__OBJECTIVE__:
Only lines holding the word "matplotlib" should be copied from the material.

__INFORMATION SUPPLIED__:
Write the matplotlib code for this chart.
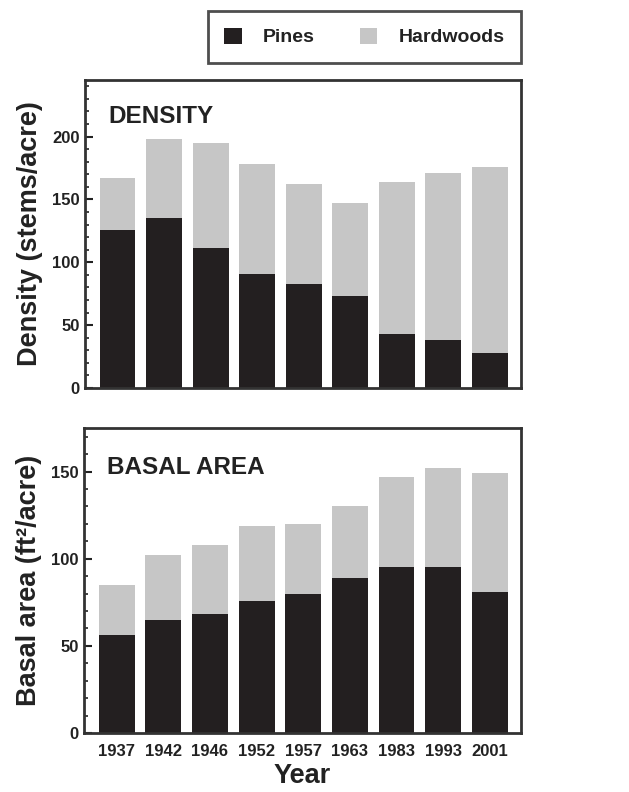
import numpy as np
import matplotlib.pyplot as plt
from matplotlib.ticker import MultipleLocator
from matplotlib.patches import Patch

plt.rcParams['font.family'] = ['Liberation Sans', 'DejaVu Sans']
plt.rcParams['font.weight'] = 'bold'
plt.rcParams['axes.labelweight'] = 'bold'

years = ['1937', '1942', '1946', '1952', '1957', '1963', '1983', '1993', '2001']

# stems/acre
dens_pines = [126, 135, 111, 91, 83, 73, 43, 38, 28]
dens_total = [167, 198, 195, 178, 162, 147, 164, 171, 176]
dens_hard = [t - p for t, p in zip(dens_total, dens_pines)]

# ft2/acre
ba_pines = [56, 65, 68, 76, 80, 89, 95, 95, 81]
ba_total = [85, 102, 108, 119, 120, 130, 147, 152, 149]
ba_hard = [t - p for t, p in zip(ba_total, ba_pines)]

pine_col = '#231f20'
hard_col = '#c6c6c6'
txt_col = '#222222'

fig = plt.figure(figsize=(6.29, 7.92), dpi=100)
ax1 = fig.add_axes([85/629, 1 - 388/792, 436/629, 308/792])
ax2 = fig.add_axes([84/629, 1 - 733/792, 437/629, 305/792])

x = np.arange(len(years))
w = 0.77

for ax, pines, hard, ymax, label, title in [
        (ax1, dens_pines, dens_hard, 245, 'Density (stems/acre)', 'DENSITY'),
        (ax2, ba_pines, ba_hard, 175, 'Basal area (ft²/acre)', 'BASAL AREA')]:
    ax.bar(x, pines, w, color=pine_col, zorder=2)
    ax.bar(x, hard, w, bottom=pines, color=hard_col, zorder=2)
    ax.set_xlim(-0.7, 8.67)
    ax.set_ylim(0, ymax)
    ax.yaxis.set_major_locator(MultipleLocator(50))
    ax.yaxis.set_minor_locator(MultipleLocator(10))
    ax.tick_params(axis='y', which='major', direction='in', length=6, width=1.5,
                   labelsize=12, colors=txt_col, pad=4)
    ax.tick_params(axis='y', which='minor', direction='in', length=3, width=1.2,
                   colors=txt_col)
    ax.set_ylabel(label, fontsize=19.5, color=txt_col, labelpad=6)
    for s in ax.spines.values():
        s.set_linewidth(2)
        s.set_color('#333333')
    ax.text(0.053, 0.88 if ax is ax1 else 0.87, title, transform=ax.transAxes,
            fontsize=17.5, color=txt_col, va='center', ha='left')

ax1.set_xticks([])
ax2.set_xticks(x)
ax2.set_xticklabels(years)
ax2.tick_params(axis='x', length=0, labelsize=12, colors=txt_col, pad=8)
ax2.set_xlabel('Year', fontsize=19.5, color=txt_col, labelpad=3)

handles = [Patch(facecolor=pine_col, label='Pines'),
           Patch(facecolor=hard_col, label='Hardwoods')]
leg = fig.legend(handles=handles, loc='upper right', bbox_to_anchor=(521/629, 1 - 11/792),
                 ncol=2, fontsize=14, frameon=True, fancybox=False,
                 edgecolor='#222222', handlelength=0.9, handleheight=0.9,
                 columnspacing=2.3, handletextpad=1.1, borderpad=0.85, borderaxespad=0)
leg.get_frame().set_linewidth(2)
for t in leg.get_texts():
    t.set_color(txt_col)

fig.savefig('out.png', dpi=100)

__ANSWER__:
Write the matplotlib code for this chart.
import matplotlib.pyplot as plt
from matplotlib.ticker import MultipleLocator
from matplotlib.patches import Patch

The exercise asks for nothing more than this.